Personas: Once mil tazas de café y una flor

Desde hace 30 años, ella despierta junto al mismo hombre. Cada mañana, el besito “buenos-días”, la bata de casa resbalándole en la piel, el toc-toc de las chancletas rumbo a la cocina, la coladita de café. En la habitación, mientras siente el borbotear sobre la hornilla, su esposo estira las sábanas engurruñadas, acomoda las almohadas al pie de la cabecera y coloca la sobrecama con delicadeza de artesano. Cuando termina, una moneda puede rodar de lado a lado sin el freno de un doblez.

Maura González Dorrego e Israel Dovales —Isra, como todos lo conocen—comparten la vida desde mucho antes del matrimonio; desde antes, incluso, del noviazgo que sostuvieron durante seis años. Todo comenzó en la beca de un preuniversitario del pinareño municipio Sandino, en el extremo occidental de la isla. Entonces, ella era una adolescente menuda y él un jovenzuelo tímido de pelo negro. Era también el otoño de 1976.

Dos cursos pasaron antes del primer beso: luego de un “inocente” retozo de estudiantes, quedaron tan cerca los rostros que era imposible no juntar los labios. La “amistad” que ya tenían tomó un nuevo camino. ¿Pero es culpable un río cuando corre hacia el mar?

Treinta y seis años después, siguen andando muy juntos la misma senda. Ahora están los dos en la cocina, preparándose antes de salir a trabajar. Los hijos están lejos, en Pinar del Río. Ellos se han mudado para casa de una tía en La Habana. Tanto ha pasado desde que llegaban al aula cogidos de las manos.

Una noche de 1985, Managuaco —un poblado en las afueras de Minas de Matahambre, también en Vueltabajo—, esperaba ansioso por Los Mérida, el conjuntico musical que animaría la fiesta del pueblo. En ese lugar -en aquel tiempo- el único entretenimiento consistía en contar las palmas hasta que se perdieran en la loma.
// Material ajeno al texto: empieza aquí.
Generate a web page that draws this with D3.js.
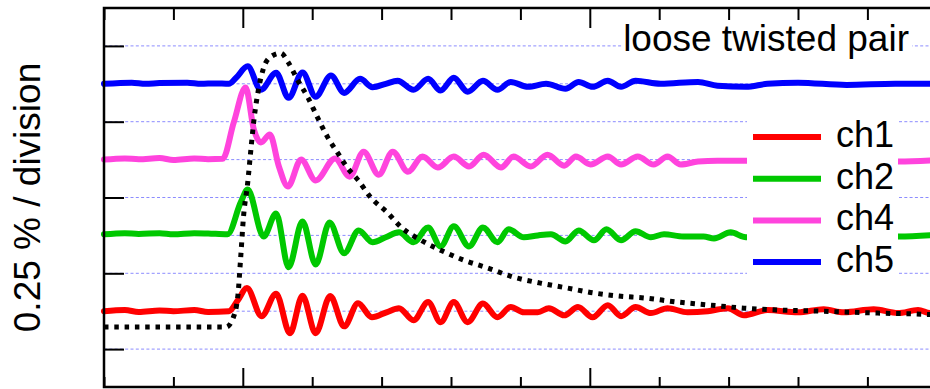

Cualquier actividad fuera de lo cotidiano constituía un acontecimiento. “Y el sala´o grupito que no llega…”, maldecía la gente cuando ya frisaba la medianoche.

En el policlínico materno del municipio, una banda de músicos tomaba por asalto la sala de espera. Hace tiempo debían estar sobre la tarima, haciendo estremecer hasta el delirio a los bailadores, pero la mujer del baterista iba a parir y él no la quería dejar…

A las 2 y 20 de la mañana, por fin, nació un varón rosado y saludable: Israelito. Pesó ocho libras y media. Esa madrugada, en Managuaco, los tambores y platillos de la batería sonaron con alegría inusitada. El siguiente parto, sin embargo, representó un silencio para las baquetas.

Cuando el primer niño ya cumplía cuatro años, vinieron al mundo una pareja de jimaguas en el mismo instante en que se caía el Muro de Berlín. Con el descalabro europeo, se evaporó el transporte tropical, cogieron anemia los salarios y hubo que buscar otras maneras para mantener la casa, la esposa y los tres muchachos.

¿Cuántos inventos tuvieron que hacer para sostenerse? ¿Cuánto chícharo por café en los desayunos? ¿Cuánto amargor en las gargantas? Con todo y que las verdes han sido más que las maduras, mantienen la costumbre de hacer juntos la primera comida del día.

Ya Maura sirve la mesa mientras Isra friega la cafetera. Para repartirse las labores domésticas, poseen la sincronización de una pareja de baile. Una vez sentados, conversan; conversan de las cosas de siempre, de los sueños viejos y de los nuevos sueños, de lo bueno que está el café o de la telenovela de la noche anterior, de los hijos, de la primera nieta… Entonces surge la pregunta mientras saborea el líquido negro con los labios:

— En nuestra vida, ¿cuántas tazas de café nos habremos tomado juntos en el desayuno?

— ¡Sabrá Dios, mujer! Multiplica…

— Deben ser muchas. Sabes, en todo este tiempo, tú nunca me has regalado una flor, con lo que me gustan…

Hace tanto se conocen, que ya las miradas suplantan las palabras. Hicieron una breve pausa para proseguir la conversación con temas más triviales (o sea, cómo estirar los respectivos salarios a fin de mes, cómo buscar más ingresos, cómo resolver la comida de la noche). Y cuando se levantaron, ella fue a la cocina y él aprovechó su ausencia para una fuga hacia al patio. Esa mañana, cuando salieron de casa, el arbusto de marpacíficos estaba desolado.